> **Objective**
Carry none of the pictures over; set down the material below exactly.

┄┄┄┄┄┄┄┄┄┄

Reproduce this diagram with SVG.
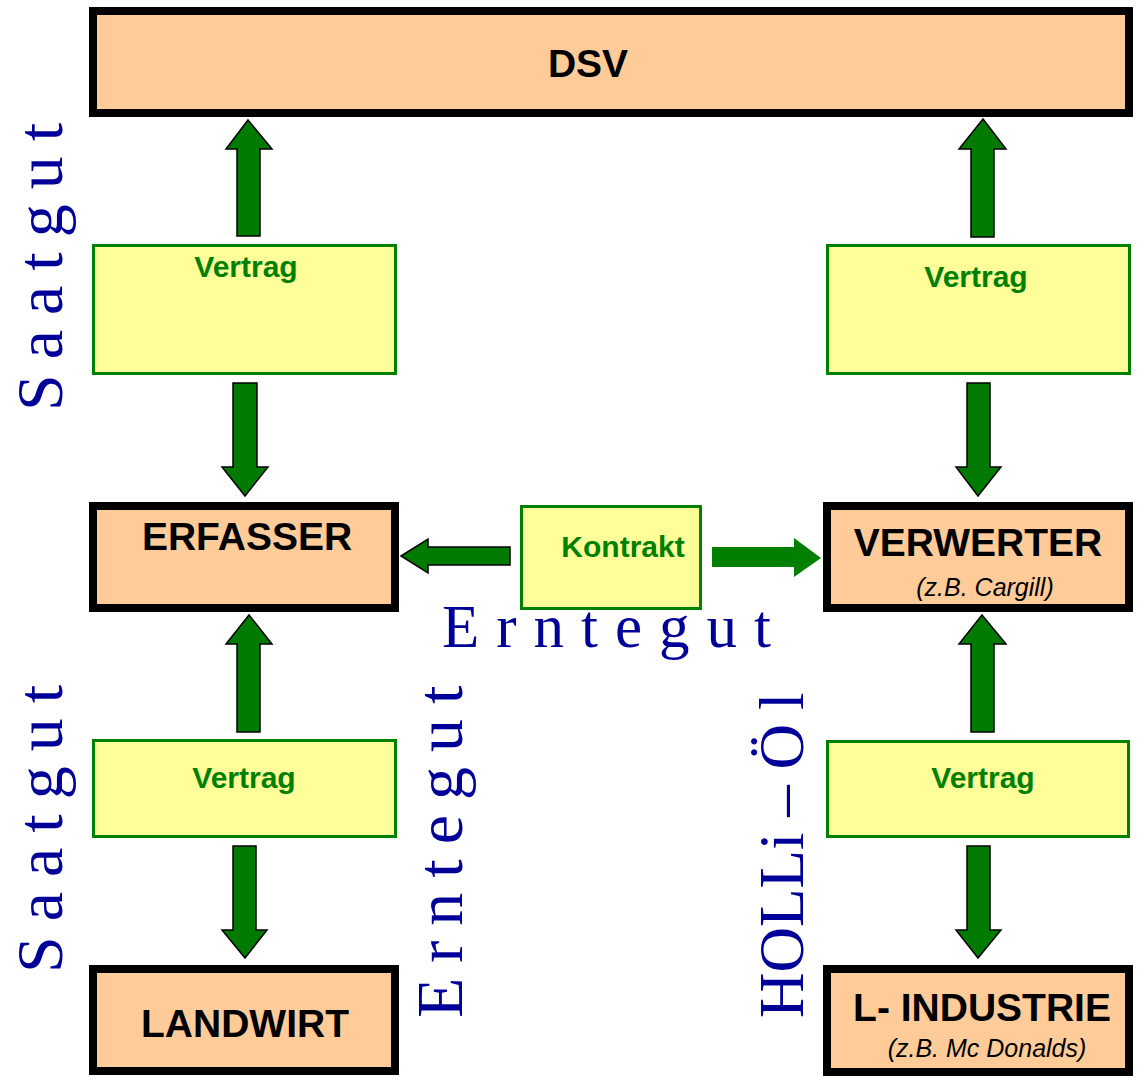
<svg xmlns="http://www.w3.org/2000/svg" width="1144" height="1081" viewBox="0 0 1144 1081">
<style>
.main{fill:#FFCC99;stroke:#000;stroke-width:8}
.vt{fill:#FFFF99;stroke:#008000;stroke-width:3}
.arr{fill:#007A00;stroke:#000;stroke-width:1.5;stroke-linejoin:miter}
.arr2{fill:#008000;stroke:none}
.big{font-family:"Liberation Sans",Arial,sans-serif;font-weight:bold;font-size:39px;fill:#000;text-anchor:middle}
.sub{font-family:"Liberation Sans",Arial,sans-serif;font-style:italic;font-size:25px;fill:#000;text-anchor:middle}
.gt{font-family:"Liberation Sans",Arial,sans-serif;font-weight:bold;font-size:30px;fill:#008000;text-anchor:middle}
.flow{font-family:"Liberation Serif","Times New Roman",serif;font-size:66px;fill:#000099}
</style>
<rect width="1144" height="1081" fill="#fff"/>
<g id="connectors">
<polygon class="arr" points="248,120 272,149 260,149 260,236 237,236 237,149 226,149"/>
<polygon class="arr" points="233,383 257,383 257,467 268,467 245,496 222,467 233,467"/>
<polygon class="arr" points="249,615 272,644 260,644 260,732 237,732 237,644 226,644"/>
<polygon class="arr" points="233,846 256,846 256,930 267,930 245,958 222,930 233,930"/>
<polygon class="arr" points="983,119 1006,149 994,149 994,237 971,237 971,149 959,149"/>
<polygon class="arr" points="967,383 990,383 990,467 1001,467 978,496 956,467 967,467"/>
<polygon class="arr" points="982,615 1006,644 994,644 994,732 971,732 971,644 959,644"/>
<polygon class="arr" points="967,846 990,846 990,930 1001,930 978,958 956,930 967,930"/>
<polygon class="arr" points="401,556 428,539 428,547 510,547 510,565 428,565 428,573"/>
<polygon class="arr2" points="712,547 794,547 794,538 821,558 794,577 794,567 712,567"/>
</g>
<g id="dsv"><rect class="main" x="93" y="11" width="1036" height="102"/><text class="big" x="588" y="77">DSV</text></g>
<g id="vertrag-lo"><rect class="vt" x="93.5" y="245.5" width="302" height="128"/><text class="gt" x="246" y="277">Vertrag</text></g>
<g id="vertrag-ro"><rect class="vt" x="827.5" y="245.5" width="302" height="128"/><text class="gt" x="976" y="287">Vertrag</text></g>
<g id="erfasser"><rect class="main" x="93" y="506" width="302" height="102"/><text class="big" x="247" y="550">ERFASSER</text></g>
<g id="kontrakt"><rect class="vt" x="521.5" y="506.5" width="179" height="102"/><text class="gt" x="623" y="557">Kontrakt</text></g>
<g id="verwerter"><rect class="main" x="827" y="506" width="302" height="102"/><text class="big" x="978" y="556">VERWERTER</text><text class="sub" x="985" y="596">(z.B. Cargill)</text></g>
<g id="vertrag-lu"><rect class="vt" x="93.5" y="740.5" width="302" height="96"/><text class="gt" x="244" y="788">Vertrag</text></g>
<g id="vertrag-ru"><rect class="vt" x="827.5" y="741.5" width="301" height="95"/><text class="gt" x="983" y="788">Vertrag</text></g>
<g id="landwirt"><rect class="main" x="93" y="969" width="302" height="102"/><text class="big" x="245" y="1037">LANDWIRT</text></g>
<g id="industrie"><rect class="main" x="827" y="969" width="302" height="103"/><text class="big" x="982" y="1021">L- INDUSTRIE</text><text class="sub" x="987" y="1057">(z.B. Mc Donalds)</text></g>
<g id="labels">
<text class="flow" letter-spacing="15" transform="translate(62,411) rotate(-90)">Saatgut</text>
<text class="flow" letter-spacing="15" transform="translate(62,973) rotate(-90)">Saatgut</text>
<text class="flow" letter-spacing="15" transform="translate(462,1018) rotate(-90)">Erntegut</text>
<text class="flow" style="font-size:63px" transform="translate(803,1018) rotate(-90)">HOLLi – Ö<tspan dx="14">l</tspan></text>
<text class="flow" letter-spacing="17" x="442" y="647" style="font-size:61px">Erntegut</text>
</g>
</svg>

┄┄┄┄┄┄┄┄┄┄

> **Result below**
Reproduce this diagram with SVG.
<svg xmlns="http://www.w3.org/2000/svg" width="1144" height="1081" viewBox="0 0 1144 1081">
<style>
.main{fill:#FFCC99;stroke:#000;stroke-width:8}
.vt{fill:#FFFF99;stroke:#008000;stroke-width:3}
.arr{fill:#007A00;stroke:#000;stroke-width:1.5;stroke-linejoin:miter}
.arr2{fill:#008000;stroke:none}
.big{font-family:"Liberation Sans",Arial,sans-serif;font-weight:bold;font-size:39px;fill:#000;text-anchor:middle}
.sub{font-family:"Liberation Sans",Arial,sans-serif;font-style:italic;font-size:25px;fill:#000;text-anchor:middle}
.gt{font-family:"Liberation Sans",Arial,sans-serif;font-weight:bold;font-size:30px;fill:#008000;text-anchor:middle}
.flow{font-family:"Liberation Serif","Times New Roman",serif;font-size:66px;fill:#000099}
</style>
<rect width="1144" height="1081" fill="#fff"/>
<g id="connectors">
<polygon class="arr" points="248,120 272,149 260,149 260,236 237,236 237,149 226,149"/>
<polygon class="arr" points="233,383 257,383 257,467 268,467 245,496 222,467 233,467"/>
<polygon class="arr" points="249,615 272,644 260,644 260,732 237,732 237,644 226,644"/>
<polygon class="arr" points="233,846 256,846 256,930 267,930 245,958 222,930 233,930"/>
<polygon class="arr" points="983,119 1006,149 994,149 994,237 971,237 971,149 959,149"/>
<polygon class="arr" points="967,383 990,383 990,467 1001,467 978,496 956,467 967,467"/>
<polygon class="arr" points="982,615 1006,644 994,644 994,732 971,732 971,644 959,644"/>
<polygon class="arr" points="967,846 990,846 990,930 1001,930 978,958 956,930 967,930"/>
<polygon class="arr" points="401,556 428,539 428,547 510,547 510,565 428,565 428,573"/>
<polygon class="arr2" points="712,547 794,547 794,538 821,558 794,577 794,567 712,567"/>
</g>
<g id="dsv"><rect class="main" x="93" y="11" width="1036" height="102"/><text class="big" x="588" y="77">DSV</text></g>
<g id="vertrag-lo"><rect class="vt" x="93.5" y="245.5" width="302" height="128"/><text class="gt" x="246" y="277">Vertrag</text></g>
<g id="vertrag-ro"><rect class="vt" x="827.5" y="245.5" width="302" height="128"/><text class="gt" x="976" y="287">Vertrag</text></g>
<g id="erfasser"><rect class="main" x="93" y="506" width="302" height="102"/><text class="big" x="247" y="550">ERFASSER</text></g>
<g id="kontrakt"><rect class="vt" x="521.5" y="506.5" width="179" height="102"/><text class="gt" x="623" y="557">Kontrakt</text></g>
<g id="verwerter"><rect class="main" x="827" y="506" width="302" height="102"/><text class="big" x="978" y="556">VERWERTER</text><text class="sub" x="985" y="596">(z.B. Cargill)</text></g>
<g id="vertrag-lu"><rect class="vt" x="93.5" y="740.5" width="302" height="96"/><text class="gt" x="244" y="788">Vertrag</text></g>
<g id="vertrag-ru"><rect class="vt" x="827.5" y="741.5" width="301" height="95"/><text class="gt" x="983" y="788">Vertrag</text></g>
<g id="landwirt"><rect class="main" x="93" y="969" width="302" height="102"/><text class="big" x="245" y="1037">LANDWIRT</text></g>
<g id="industrie"><rect class="main" x="827" y="969" width="302" height="103"/><text class="big" x="982" y="1021">L- INDUSTRIE</text><text class="sub" x="987" y="1057">(z.B. Mc Donalds)</text></g>
<g id="labels">
<text class="flow" letter-spacing="15" transform="translate(62,411) rotate(-90)">Saatgut</text>
<text class="flow" letter-spacing="15" transform="translate(62,973) rotate(-90)">Saatgut</text>
<text class="flow" letter-spacing="15" transform="translate(462,1018) rotate(-90)">Erntegut</text>
<text class="flow" style="font-size:63px" transform="translate(803,1018) rotate(-90)">HOLLi – Ö<tspan dx="14">l</tspan></text>
<text class="flow" letter-spacing="17" x="442" y="647" style="font-size:61px">Erntegut</text>
</g>
</svg>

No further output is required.